I just got done verifying an process that I've heard mixed issues that result if your workflow process is not correct when using Revit MEP. And it's great news in my opinion.
When you place plumbing fixtures in your Revit Model, it is placed in the Default System.
You can connect multiple plumbing fixtures to each other with pipe, and get all the wonderful flow information - all without adding those fixtures to a specific system that you create. If you select the pipe and look at it's Instant Properties, you can not only see the flow going through those pipes, but you can see that it has a "System TYPE" of Domestic Cold Water and a "System NAME" of Default Domestic Cold Water. Make sure not to confuse the two.
The default View Filter displays System Types of Domestic Cold Water in a blue color. So everything looks good, but there is a limitation of how many plumbing fixtures you can connect to each other that are put on the Default System Name. And that limitation is 50 fixtures.
Below is a thread from Jason Martin at Autodesk explaining the history of this Warning further:
One of the things that is most expensive in the “calculation process” is maintaining the “pressure losses” in sections of a duct or pipe system. To do yhis we divide any connected system into sections at any junction or size change in the system (there are additional reasons for a section to be created, like a resistance change, and I’m sure a few others). For each of the sections we track things like pressure loss, static pressure etc. Maintaining these types of calculations for relatively small sets of elements is relatively inexpensive compared to the time it takes to do things like actually move the things. In systems with thousands of elements, however, these calculations became exponentially more expensive as the element counts increase. We decided at that point that when there are more than a set number of “system assignable-1” elements assigned to a system that we would turn off these types of calculations. After quite a few rounds of testing (as well as some arguing) we decided that a “tolerable” number of elements to turn off these “complex” calculations at was 50. So, now, as soon as the number of elements in a system goes above 50 you’ll get an error message that says something like:
“The default system "Default Supply Air" is now over 50 elements. To improve performance, Revit is no longer calculating the critical path pressure drop and the more complex duct sizing has been disabled. If you want to use these features, you must define logical systems in the model instead of using the default system.”
If you receive this error message it doesn’t have anything to do with things not updating in elevations / sections, and it doesn’t make the application automatically disconnect things. In versions prior to 2009 WU3 (or whichever one it was) it was very true that creating systems improved performance “massively”. Since the introduction of the “50 element” rule, it isn’t as significant as it once was.
For other “performance” things, it really, really, really depends.
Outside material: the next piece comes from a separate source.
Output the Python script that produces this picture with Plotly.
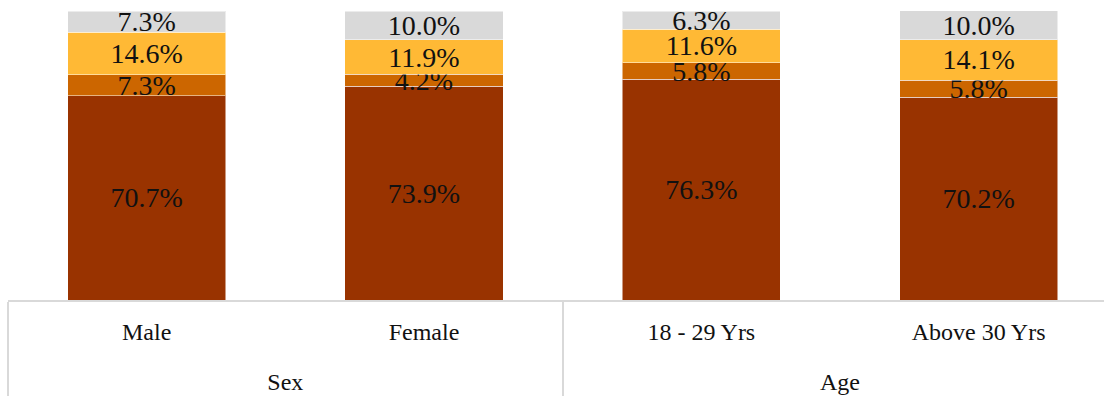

In 2010 a significant portion of effort was spent on improving the performance of what we referred to as “model manipulation”. This includes things like dragging, connecting, moving, sizing (either with sizing tools or just changing the size), and deleting items like pipe, duct and fittings. As a few others have mentioned here, “model manipulation” in 2010 is significantly faster than it was in previous releases.
If you are moving a connected duct / pipe / fitting - our internal testing has shown that it is actually “slightly” faster to not have systems defined than it is to have systems defined. If you are making new connections between things - our internal testing has shown that it is actually “slightly” faster to have systems defined than it is to not have them defined. If you are changing the flow of elements in the system (like air terminals) - it is “slightly” faster to have systems defined than it is to not have them defined. If you are creating systems - it is significantly faster to create them before things are connected with ducts and pipes.
System assignable elements are things like air terminals, mechanical equipment etc. Things that when you select them you see a create system button (or edit system button) but don’t include things like ducts, fittings, pipes, etc.
Which brings me to the name of the article, Don't Go Half Way. I hear a lot of firms that just want to model certain parts of the building in Revit, and do 2D for the other in AutoCAD. Or they want to just create a 3D model, and not use the flow calculation tools that Revit has. But there are a lot of things going on in the program that if you're not aware of, you run into these limitations such at connecting 50 elements to a default system and you end up creating more headaches than you thought you were going to avoid by taking shortcuts. So go the extra step and create the systems and use them to your advantage. You can save so much more time accepting the full Revit process the way it is supposed to be used, than trying to come up with workarounds and unproven processes of how Revit is not supposed to be used.